*GOAL:* Write out all the lines again, precisely as they stand, but without the images.

*GIVEN MATERIAL:*
------------------------------------------------------------------------

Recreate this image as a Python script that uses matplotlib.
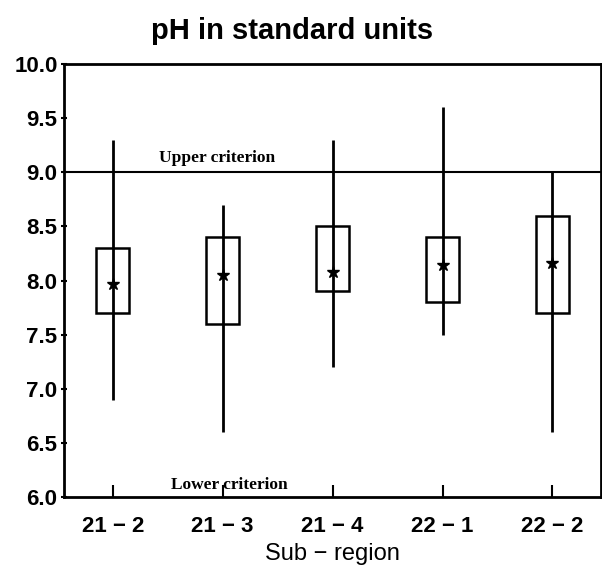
import numpy as np
import matplotlib
matplotlib.use("Agg")
import matplotlib.pyplot as plt

plt.rcParams['font.family'] = ['Liberation Sans', 'DejaVu Sans']

# sub-regions and pH statistics
regions = ['21 \u2212 2', '21 \u2212 3', '21 \u2212 4', '22 \u2212 1', '22 \u2212 2']
ph_min = [6.9, 6.6, 7.2, 7.5, 6.6]
ph_max = [9.3, 8.7, 9.3, 9.6, 9.0]
box_low = [7.7, 7.6, 7.9, 7.8, 7.7]
box_high = [8.3, 8.4, 8.5, 8.4, 8.6]
ph_mean = [7.97, 8.05, 8.08, 8.14, 8.16]
upper_crit = 9.0
lower_crit = 6.0

fig = plt.figure(figsize=(6.02, 5.68), dpi=100)
ax = fig.add_axes([0.106, 0.125, 0.892, 0.762])

x = np.arange(1, len(regions) + 1)
w = 0.3
for xi, lo, hi, bl, bh, m in zip(x, ph_min, ph_max, box_low, box_high, ph_mean):
    ax.plot([xi, xi], [lo, hi], color='black', lw=2, solid_capstyle='butt')
    ax.add_patch(plt.Rectangle((xi - w / 2, bl), w, bh - bl, fill=False,
                               edgecolor='black', lw=1.8))
    ax.plot(xi, m, marker='*', color='black', ms=9)

ax.axhline(upper_crit, color='black', lw=1.5)
ax.text(1.95, upper_crit + 0.06, 'Upper criterion', family='Liberation Serif',
        fontweight='bold', fontsize=12.5, ha='center', va='bottom')
ax.text(2.06, lower_crit + 0.04, 'Lower criterion', family='Liberation Serif',
        fontweight='bold', fontsize=12.5, ha='center', va='bottom')

ax.set_xlim(0.555, 5.44)
ax.set_ylim(6.0, 10.0)
ax.set_xticks(x)
ax.set_xticklabels(regions, fontsize=16, fontweight='bold')
ax.set_yticks(np.arange(6.0, 10.01, 0.5))
ax.set_yticklabels(['%.1f' % v for v in np.arange(6.0, 10.01, 0.5)],
                   fontsize=16, fontweight='bold')
ax.tick_params(axis='x', direction='in', length=9, width=1.5, pad=14)
ax.tick_params(axis='y', direction='inout', length=5, width=1.5, pad=2)
for s in ax.spines.values():
    s.set_linewidth(2)

ax.set_xlabel('Sub \u2212 region', fontsize=17, labelpad=4)
fig.text(0.485, 0.945, 'pH in standard units', fontsize=21, fontweight='bold',
         ha='center', va='center')

fig.savefig('out.png', dpi=100)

------------------------------------------------------------------------

*SOLUTION FOR THIS PROBLEM:*
Recreate this image as a Python script that uses matplotlib.
import numpy as np
import matplotlib
matplotlib.use("Agg")
import matplotlib.pyplot as plt

plt.rcParams['font.family'] = ['Liberation Sans', 'DejaVu Sans']

# sub-regions and pH statistics
regions = ['21 \u2212 2', '21 \u2212 3', '21 \u2212 4', '22 \u2212 1', '22 \u2212 2']
ph_min = [6.9, 6.6, 7.2, 7.5, 6.6]
ph_max = [9.3, 8.7, 9.3, 9.6, 9.0]
box_low = [7.7, 7.6, 7.9, 7.8, 7.7]
box_high = [8.3, 8.4, 8.5, 8.4, 8.6]
ph_mean = [7.97, 8.05, 8.08, 8.14, 8.16]
upper_crit = 9.0
lower_crit = 6.0

fig = plt.figure(figsize=(6.02, 5.68), dpi=100)
ax = fig.add_axes([0.106, 0.125, 0.892, 0.762])

x = np.arange(1, len(regions) + 1)
w = 0.3
for xi, lo, hi, bl, bh, m in zip(x, ph_min, ph_max, box_low, box_high, ph_mean):
    ax.plot([xi, xi], [lo, hi], color='black', lw=2, solid_capstyle='butt')
    ax.add_patch(plt.Rectangle((xi - w / 2, bl), w, bh - bl, fill=False,
                               edgecolor='black', lw=1.8))
    ax.plot(xi, m, marker='*', color='black', ms=9)

ax.axhline(upper_crit, color='black', lw=1.5)
ax.text(1.95, upper_crit + 0.06, 'Upper criterion', family='Liberation Serif',
        fontweight='bold', fontsize=12.5, ha='center', va='bottom')
ax.text(2.06, lower_crit + 0.04, 'Lower criterion', family='Liberation Serif',
        fontweight='bold', fontsize=12.5, ha='center', va='bottom')

ax.set_xlim(0.555, 5.44)
ax.set_ylim(6.0, 10.0)
ax.set_xticks(x)
ax.set_xticklabels(regions, fontsize=16, fontweight='bold')
ax.set_yticks(np.arange(6.0, 10.01, 0.5))
ax.set_yticklabels(['%.1f' % v for v in np.arange(6.0, 10.01, 0.5)],
                   fontsize=16, fontweight='bold')
ax.tick_params(axis='x', direction='in', length=9, width=1.5, pad=14)
ax.tick_params(axis='y', direction='inout', length=5, width=1.5, pad=2)
for s in ax.spines.values():
    s.set_linewidth(2)

ax.set_xlabel('Sub \u2212 region', fontsize=17, labelpad=4)
fig.text(0.485, 0.945, 'pH in standard units', fontsize=21, fontweight='bold',
         ha='center', va='center')

fig.savefig('out.png', dpi=100)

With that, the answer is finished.